What do leaders need to do to #OpenUpTheWorkforce?
Mr. Stewart responds:
It actually goes back to the future of work and it's really about intentionally creating access and opportunity. Because AI and some of the tools that are being released are democratizing the technology and letting more people in. And so that's why NVIDIA, and particularly me at NVIDIA, are focused on getting people trained and ready so that they are AI-literate, so that they are AI-enabled, so they can participate in the next economy and be able to generate some kind of wealth.
He elaborates that this is broader than the tech industry and suggests that employers should be thinking more boldly. Mr. Stewart encourages employers to get to know the students and professors at colleges and universities so that they confidently know what the talent they are recruiting needs, and then build training programs around what they are seeking to learn. He adds that, if you don't work with HBCUs or industry-specific communities of learning already, you should take a trip out and meet students and professors to understand what some of the challenges are, such as why some of the students drop out after their sophomore year. Mr. Stewart says:
It has nothing to do with brain power, but it may have something to do with transportation. It may have something to do with something that's going on at home. So there are all these different obstacles, that as industry folks, that as employers, is an additional investment that I think will help DIB [Diversity, Inclusion & Belonging] causes.
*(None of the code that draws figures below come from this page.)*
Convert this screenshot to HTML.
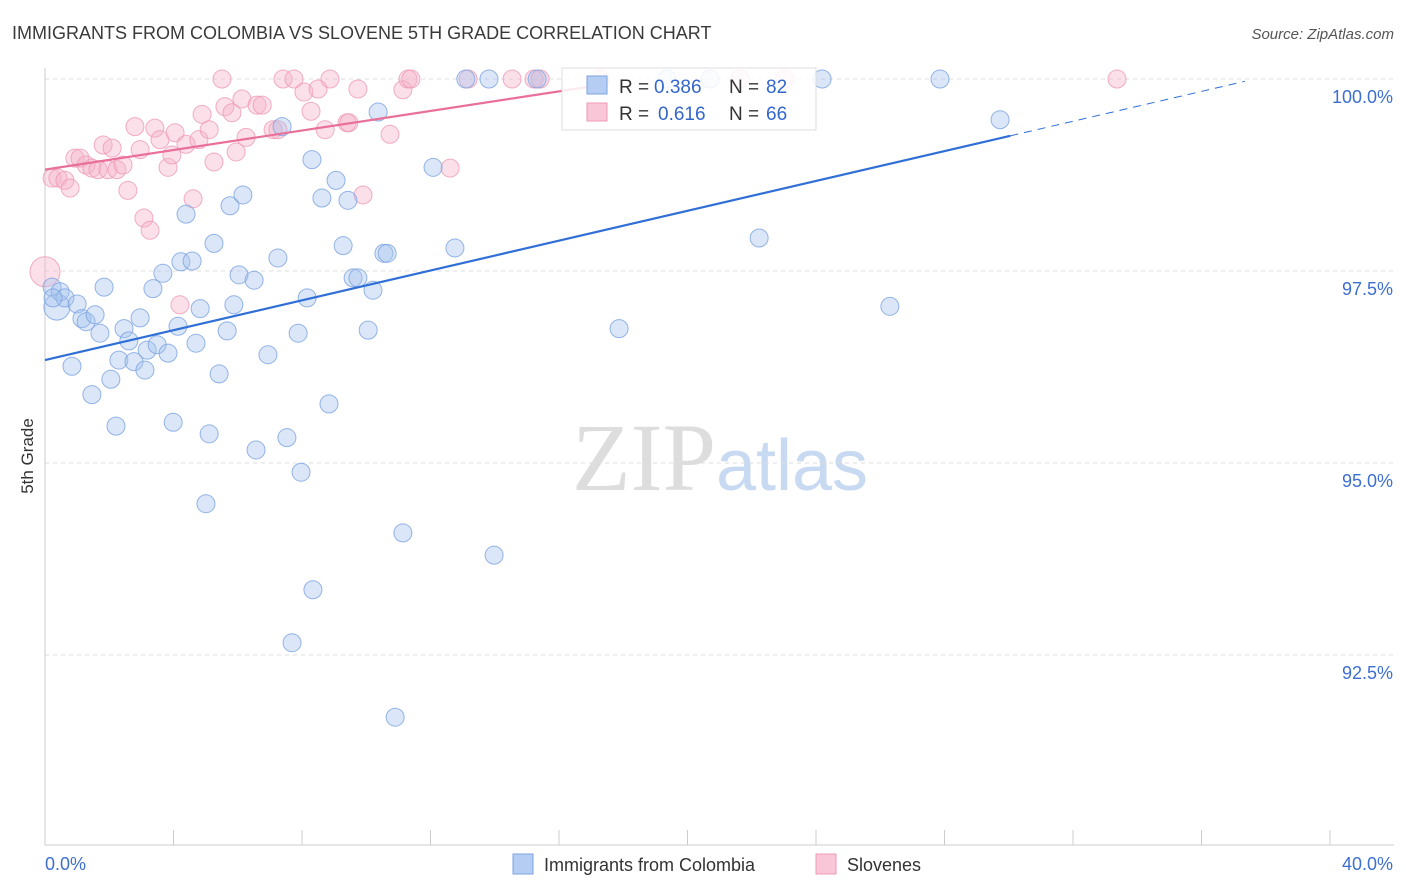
<!DOCTYPE html>
<html><head><meta charset="utf-8"><style>
body{margin:0;background:#fff;font-family:"Liberation Sans",sans-serif;}
</style></head><body>
<svg id="chart" width="1406" height="892" xmlns="http://www.w3.org/2000/svg" style="display:block">
<text x="12" y="39" font-size="18" fill="#3a3a3a">IMMIGRANTS FROM COLOMBIA VS SLOVENE 5TH GRADE CORRELATION CHART</text>
<text x="1394" y="39" font-size="15" fill="#555" font-style="italic" text-anchor="end">Source: ZipAtlas.com</text>
<text x="720" y="490" font-size="96" text-anchor="middle" font-family="Liberation Serif" fill="#ddd">ZIP<tspan fill="#c8d9f2" font-family="Liberation Sans" font-size="72">atlas</tspan></text>
<g id="grid"></g><g id="axes"></g><g id="marks"></g>
<text transform="translate(33,456) rotate(-90)" font-size="17" fill="#333" text-anchor="middle">5th Grade</text>
<g>
<rect x="562" y="68" width="254" height="62" fill="#fff" fill-opacity="0.85" stroke="#ddd"/>
<rect x="587" y="76" width="20" height="18" fill="#b5cdf3" stroke="#7ba3e0"/>
<text x="619" y="93" font-size="19" fill="#333">R =</text>
<text x="654" y="93" font-size="19" fill="#3366cc">0.386</text>
<text x="729" y="93" font-size="19" fill="#333">N =</text>
<text x="766" y="93" font-size="19" fill="#3366cc">82</text>
<rect x="587" y="103" width="20" height="18" fill="#f8c6d6" stroke="#ee9ab6"/>
<text x="619" y="120" font-size="19" fill="#333">R =</text>
<text x="658" y="120" font-size="19" fill="#3366cc">0.616</text>
<text x="729" y="120" font-size="19" fill="#333">N =</text>
<text x="766" y="120" font-size="19" fill="#3366cc">66</text>
</g>
<g><rect x="513" y="854" width="20" height="20" fill="#b5cdf3" stroke="#7ba3e0"/><text x="544" y="871" font-size="18" fill="#333">Immigrants from Colombia</text></g>
<g><rect x="816" y="854" width="20" height="20" fill="#f8c6d6" stroke="#ee9ab6"/><text x="847" y="871" font-size="18" fill="#333">Slovenes</text></g>
</svg>
<script>
const yTicks=[100,97.5,95,92.5];
const yTickLabels=["100.0%","97.5%","95.0%","92.5%"];
const blueX=[0.22,0.37,0.47,0.62,0.84,1.00,1.15,1.28,1.46,1.56,1.71,1.84,2.05,2.21,2.30,2.46,2.61,2.77,2.96,3.11,3.18,3.36,3.49,3.67,3.83,3.99,4.14,4.23,4.39,4.58,4.70,4.83,5.01,5.11,5.26,5.42,5.67,5.76,5.88,6.04,6.16,6.51,6.57,6.94,7.25,7.38,7.53,7.69,7.88,7.97,8.16,8.31,8.34,8.62,8.84,9.06,9.28,9.43,9.59,9.74,10.06,10.21,10.37,10.55,10.65,10.90,11.14,12.08,12.76,13.10,13.82,13.98,15.32,17.87,19.36,22.23,24.19,26.30,27.86,29.73,20.70,0.25];
const blueY=[97.29,97.03,97.23,97.15,96.26,97.07,96.88,96.84,95.89,96.93,96.69,97.29,96.09,95.48,96.34,96.75,96.59,96.32,96.89,96.21,96.47,97.27,96.54,97.47,96.43,95.53,96.78,97.62,98.24,97.63,96.56,97.01,94.47,95.38,97.86,96.16,96.72,98.35,97.06,97.45,98.49,97.38,95.17,96.41,97.67,99.38,95.33,92.66,96.69,94.88,97.15,98.95,93.35,98.45,95.77,98.68,97.83,98.42,97.41,97.41,96.73,97.25,99.57,97.73,97.73,91.69,94.09,98.85,97.80,100,100,93.80,100,96.75,100,97.93,100,97.04,100,99.47,100,97.15];
const pinkX=[0,0.22,0.40,0.62,0.78,0.93,1.09,1.28,1.46,1.65,1.81,1.96,2.09,2.24,2.43,2.58,2.80,2.96,3.08,3.27,3.42,3.58,3.83,3.95,4.05,4.20,4.39,4.61,4.79,4.89,5.11,5.26,5.51,5.60,5.82,5.95,6.13,6.26,6.60,6.76,7.10,7.25,7.41,7.75,8.06,8.28,8.50,8.72,8.87,9.40,9.74,9.90,10.74,11.14,11.30,11.39,12.61,13.17,14.54,15.22,15.41,17.28,21.63,23.03,33.37,9.46];
const pinkY=[97.49,98.71,98.71,98.68,98.58,98.97,98.97,98.88,98.84,98.82,99.14,98.82,99.10,98.82,98.88,98.55,99.38,99.08,98.19,98.03,99.36,99.21,98.85,99.01,99.30,97.06,99.15,98.44,99.21,99.54,99.34,98.92,100,99.64,99.56,99.05,99.74,99.24,99.66,99.66,99.34,99.34,100,100,99.83,99.58,99.87,99.34,100,99.43,99.87,98.49,99.28,99.86,100,100,98.84,100,100,100,100,100,100,100,100,99.43];
const blueTrend=[[0,96.34],[30.05,99.26]];
const blueTrendExt=[[30.05,99.26],[37.35,99.97]];
const pinkTrend=[[0,98.82],[17.28,99.92]];
const NS="http://www.w3.org/2000/svg";
const X=v=>45+v/40*1285, Y=v=>79+(100-v)/2.5*192;
function mk(t,a,p){const e=document.createElementNS(NS,t);for(const k in a)e.setAttribute(k,a[k]);p.appendChild(e);return e;}
const grid=document.getElementById('grid'),axes=document.getElementById('axes'),marks=document.getElementById('marks');
yTicks.forEach((t,i)=>{
 const l=mk('line',{x1:45,x2:1394,y1:Y(t),y2:Y(t),stroke:'#ddd','stroke-dasharray':'4,4'},grid);
 
 
 const tx=mk('text',{x:1393,y:Y(t)+24,'font-size':18,fill:'#3d6fd0','text-anchor':'end'},axes);
 tx.textContent=yTickLabels[i];
 
 
});
const ya=mk('line',{x1:45,x2:45,y1:68,y2:845,stroke:'#ccc'},axes);


const xa=mk('line',{x1:45,x2:1394,y1:845,y2:845,stroke:'#ccc'},axes);


for(let i=0;i<=10;i++){const t=mk('line',{x1:X(i*4),x2:X(i*4),y1:830,y2:845,stroke:'#ccc'},axes);
 
 }
[[0,"0.0%","start",45],[40,"40.0%","end",1393]].forEach(d=>{const t=mk('text',{x:d[3],y:870,'font-size':18,fill:'#3d6fd0','text-anchor':d[2]},axes);t.textContent=d[1];
 
 });
function dots(xs,ys,fill,stroke,name,bigIdx,bigR){xs.forEach((x,i)=>{const c=mk('circle',{cx:X(x),cy:Y(ys[i]),r:i===bigIdx?bigR:9,fill:fill,'fill-opacity':0.4,stroke:stroke,'stroke-opacity':0.8,'stroke-width':1},marks);
 
 });}
dots(pinkX,pinkY,'#f4b2c8','#ee9ab6','slovene-point',0,15);
dots(blueX,blueY,'#a4c2ee','#7ba3e0','colombia-point',1,13);
function ln(p,col,name,dash){const l=mk('line',{x1:X(p[0][0]),y1:Y(p[0][1]),x2:X(p[1][0]),y2:Y(p[1][1]),stroke:col,'stroke-width':dash?1:2.2},marks);if(dash)l.setAttribute('stroke-dasharray','8,6');
 
 }
ln(blueTrend,'#2f6fd6','colombia-trendline');
ln(blueTrendExt,'#2f6fd6','colombia-trendline-extension',true);
ln(pinkTrend,'#e8709a','slovene-trendline');
</script>
</body></html>
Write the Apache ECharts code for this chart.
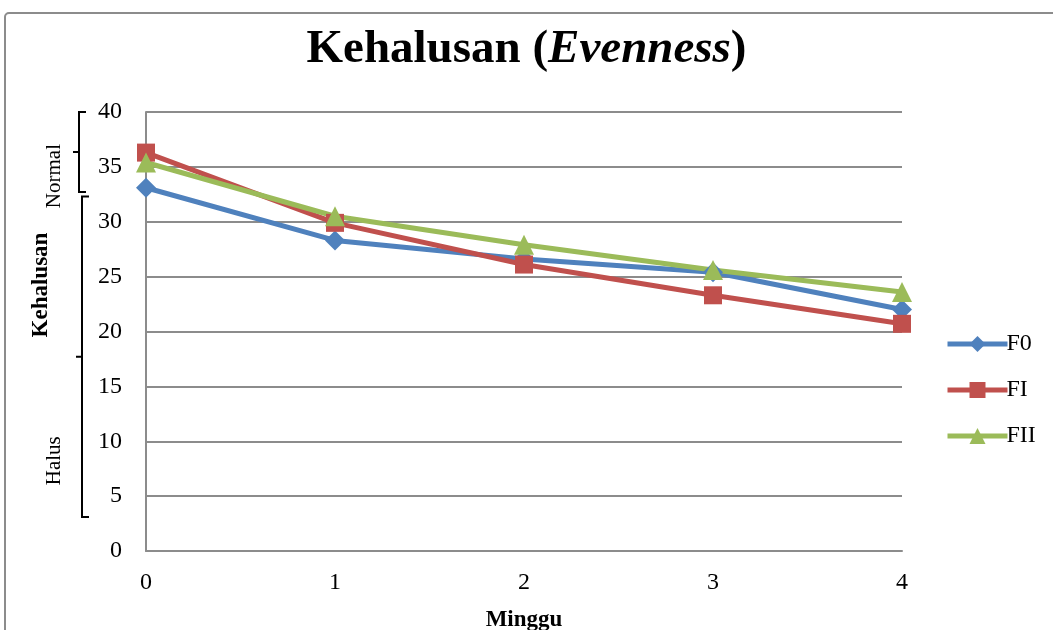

Louis Stewart's interview sheds light on the critical issues surrounding diversity, equity, and inclusion in the tech industry and beyond. By addressing challenges, building trust, collaborating with universities, and implementing strategic initiatives, NVIDIA is making significant strides toward creating a more inclusive work environment. The company's programs, such as cohort-style engagement, partnerships with educational institutions, and expanded conference participation, demonstrate NVIDIA's commitment to empowering underrepresented communities.
About Louis Stewart
Louis Stewart currently serves as the Head of Strategic Initiatives at NVIDIA's global Developer Ecosystem. In his role, he is responsible for working with minority-serving institutions, government entities, industry partners and a variety of affinity groups to build relationships that enable an increase in tech preparedness, grow the overall developer base and foster a more inclusive AI community. He served as the City of Sacramento's first Chief Innovation Officer for three years prior to joining the tech leader. Mr. Stewart also spent seven years serving as California's Deputy Director of Innovation and Entrepreneurship in the Governor’s Office of Business and Economic Development (GO-Biz). His professional experience also includes 19+ years in the private sector in sales, marketing, and information technology.